Core-satellite BaTiO3@SrTiO3 assemblies for a local compositionally graded relaxor ferroelectric capacitor with enhanced energy storage density and high energy efficiency

Abstract

Dielectric capacitors with high energy density and low energy loss are of great importance in high power electric and electronic systems. Traditional BaTiO₃ (BT) or its solid solutions have been widely explored as high energy density materials owing to their notably high dielectric constants. However, these materials often suffer from significant drawbacks of strong dielectric nonlinearity, low breakdown strength and high hysteresis loss, limiting the energy storage density and energy utilization efficiency.

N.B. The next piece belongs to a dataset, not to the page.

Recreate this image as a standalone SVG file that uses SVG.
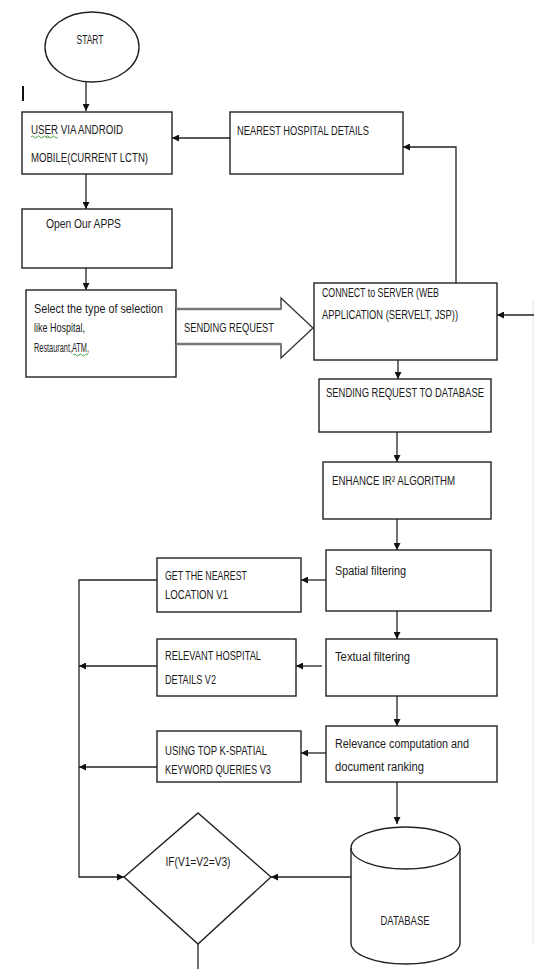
<svg xmlns="http://www.w3.org/2000/svg" width="534" height="969" viewBox="0 0 534 969">
<style>
.b{fill:#fff;stroke:#222;stroke-width:1.4}
.t{font-family:"Liberation Sans",Arial,sans-serif;font-size:12.5px;fill:#1a1a1a}
.c{fill:none;stroke:#222;stroke-width:1.3}
.sq{fill:none;stroke:#3a9a3a;stroke-width:0.9}
</style>
<defs>
<marker id="ah" viewBox="0 0 10 10" refX="10" refY="5" markerWidth="7" markerHeight="7" markerUnits="userSpaceOnUse" orient="auto">
<path d="M0,0 L10,5 L0,10 Z" fill="#111"/>
</marker>
</defs>
<rect width="534" height="969" fill="#fff"/>
<line x1="533" y1="300" x2="533" y2="945" stroke="#e4e4e4" stroke-width="1"/>
<line x1="23" y1="86" x2="23" y2="101" stroke="#111" stroke-width="2"/>

<g id="connectors">
<line class="c" x1="86" y1="82" x2="86" y2="111" marker-end="url(#ah)"/>
<line class="c" x1="230" y1="138" x2="172" y2="138" marker-end="url(#ah)"/>
<polyline class="c" points="456,283 456,147 403,147" marker-end="url(#ah)"/>
<line class="c" x1="86" y1="174" x2="86" y2="209" marker-end="url(#ah)"/>
<line class="c" x1="86" y1="268" x2="86" y2="290" marker-end="url(#ah)"/>
<line class="c" x1="534" y1="315" x2="497" y2="315" marker-end="url(#ah)"/>
<line class="c" x1="398" y1="360" x2="398" y2="379" marker-end="url(#ah)"/>
<line class="c" x1="397" y1="432" x2="397" y2="462" marker-end="url(#ah)"/>
<line class="c" x1="397" y1="519" x2="397" y2="550" marker-end="url(#ah)"/>
<line class="c" x1="326" y1="580" x2="301" y2="580" marker-end="url(#ah)"/>
<line class="c" x1="397" y1="611" x2="397" y2="639" marker-end="url(#ah)"/>
<line class="c" x1="322" y1="666" x2="296" y2="666" marker-end="url(#ah)"/>
<line class="c" x1="397" y1="696" x2="397" y2="726" marker-end="url(#ah)"/>
<line class="c" x1="326" y1="753" x2="301" y2="753" marker-end="url(#ah)"/>
<line class="c" x1="397" y1="782" x2="397" y2="824" marker-end="url(#ah)"/>
<polyline class="c" points="157,580 79,580 79,877 124,877" marker-end="url(#ah)"/>
<line class="c" x1="157" y1="666" x2="79" y2="666" marker-end="url(#ah)"/>
<line class="c" x1="157" y1="767" x2="79" y2="767" marker-end="url(#ah)"/>
<line class="c" x1="351" y1="877" x2="271" y2="877" marker-end="url(#ah)"/>
<line class="c" x1="198" y1="944" x2="198" y2="969"/>
</g>

<g id="start">
<ellipse class="b" cx="92" cy="47" rx="47" ry="35"/>
<text class="t" x="90" y="44" text-anchor="middle" textLength="27" lengthAdjust="spacingAndGlyphs">START</text>
</g>

<g id="user">
<rect class="b" x="22" y="112" width="150" height="62"/>
<text class="t" x="31" y="134" textLength="92" lengthAdjust="spacingAndGlyphs">USER  VIA ANDROID</text>
<text class="t" x="31" y="162" textLength="117" lengthAdjust="spacingAndGlyphs">MOBILE(CURRENT LCTN)</text>
<path class="sq" d="M31,137 q1.5,-2 3,0 t3,0 t3,0 t3,0 t3,0 t3,0 M46,137 q1.5,-2 3,0 t3,0 t3,0 t3,0"/>
</g>

<g id="nearest">
<rect class="b" x="230" y="112" width="173" height="62"/>
<text class="t" x="237" y="135" textLength="132" lengthAdjust="spacingAndGlyphs">NEAREST HOSPITAL DETAILS</text>
</g>

<g id="open">
<rect class="b" x="22" y="209" width="150" height="59"/>
<text class="t" x="46" y="228" textLength="75" lengthAdjust="spacingAndGlyphs">Open Our APPS</text>
</g>

<g id="select">
<rect class="b" x="26" y="290" width="150" height="87"/>
<text class="t" x="34" y="313" textLength="129" lengthAdjust="spacingAndGlyphs">Select the type of selection</text>
<text class="t" x="34" y="332" textLength="51" lengthAdjust="spacingAndGlyphs">like Hospital,</text>
<text class="t" x="34" y="352" textLength="55" lengthAdjust="spacingAndGlyphs">Restaurant,ATM,</text>
<path class="sq" d="M73,355 q1.5,-2 3,0 t3,0 t3,0 t3,0 t3,0"/>
</g>

<g id="sending-request-arrow">
<polygon points="176,309 281,309 281,298 313,328 281,358 281,344 176,344" fill="#fff" stroke="#333" stroke-width="1.3"/>
<line x1="176" y1="309" x2="281" y2="309" stroke="#777" stroke-width="2.4"/>
<line x1="176" y1="344" x2="281" y2="344" stroke="#777" stroke-width="2.4"/>
<text class="t" x="184" y="332" textLength="90" lengthAdjust="spacingAndGlyphs">SENDING REQUEST</text>
</g>

<g id="connect">
<rect class="b" x="314" y="283" width="183" height="77"/>
<text class="t" x="322" y="297" textLength="117" lengthAdjust="spacingAndGlyphs">CONNECT to SERVER (WEB</text>
<text class="t" x="322" y="319" textLength="136" lengthAdjust="spacingAndGlyphs">APPLICATION (SERVELT, JSP))</text>
</g>

<g id="send-db">
<rect class="b" x="319" y="379" width="172" height="53"/>
<text class="t" x="326" y="397" textLength="158" lengthAdjust="spacingAndGlyphs">SENDING REQUEST TO DATABASE</text>
</g>

<g id="enhance">
<rect class="b" x="323" y="462" width="168" height="57"/>
<text class="t" x="332" y="485" textLength="123" lengthAdjust="spacingAndGlyphs">ENHANCE IR² ALGORITHM</text>
</g>

<g id="spatial">
<rect class="b" x="326" y="550" width="165" height="61"/>
<text class="t" x="335" y="575" textLength="71" lengthAdjust="spacingAndGlyphs">Spatial filtering</text>
</g>

<g id="get-nearest">
<rect class="b" x="157" y="558" width="144" height="54"/>
<text class="t" x="165" y="580" textLength="82" lengthAdjust="spacingAndGlyphs">GET THE NEAREST</text>
<text class="t" x="165" y="599" textLength="63" lengthAdjust="spacingAndGlyphs">LOCATION V1</text>
</g>

<g id="textual">
<rect class="b" x="326" y="639" width="171" height="57"/>
<text class="t" x="335" y="661" textLength="75" lengthAdjust="spacingAndGlyphs">Textual filtering</text>
</g>

<g id="relevant">
<rect class="b" x="157" y="639" width="139" height="57"/>
<text class="t" x="165" y="660" textLength="96" lengthAdjust="spacingAndGlyphs">RELEVANT HOSPITAL</text>
<text class="t" x="165" y="684" textLength="51" lengthAdjust="spacingAndGlyphs">DETAILS V2</text>
</g>

<g id="relevance">
<rect class="b" x="326" y="726" width="171" height="56"/>
<text class="t" x="335" y="748" textLength="134" lengthAdjust="spacingAndGlyphs">Relevance computation and</text>
<text class="t" x="335" y="771" textLength="89" lengthAdjust="spacingAndGlyphs">document ranking</text>
</g>

<g id="using">
<rect class="b" x="157" y="731" width="144" height="51"/>
<text class="t" x="165" y="755" textLength="102" lengthAdjust="spacingAndGlyphs">USING TOP K-SPATIAL</text>
<text class="t" x="165" y="774" textLength="106" lengthAdjust="spacingAndGlyphs">KEYWORD QUERIES V3</text>
</g>

<g id="database">
<path class="b" d="M351,848 L351,943 A54.5,21 0 0 0 460,943 L460,848 A54.5,21 0 0 0 351,848 Z"/>
<path class="c" d="M351,848 A54.5,21 0 0 0 460,848"/>
<text class="t" x="405" y="925" text-anchor="middle" textLength="49" lengthAdjust="spacingAndGlyphs">DATABASE</text>
</g>

<g id="decision">
<polygon class="b" points="124,877 198,813 271,877 198,944"/>
<text class="t" x="198" y="866" text-anchor="middle" textLength="65" lengthAdjust="spacingAndGlyphs">IF(V1=V2=V3)</text>
</g>
</svg>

In this study, by using core-satellite structured nanocubic SrTiO₃ (ST) decorated BT assemblies, a composite capacitor with enhanced breakdown strength and weaker dielectric nonlinearity was successfully fabricated in contrast with the pure ferroelectric BT ceramic, resulting in elevated energy storage density and high energy efficiency as extracted from the polarization-electric field loops. The mechanism behind the improved electric and dielectric performances was discovered to be the remarkable suppression of grain size owing to the existence of the ST nanocubes and also the ferroelectric relaxor behaviors arising from the local compositionally graded structure due to the controlled sintering and modulated diffusion of Sr. This work provided a new approach for fabrication of dielectric materials with promising high energy density and low loss.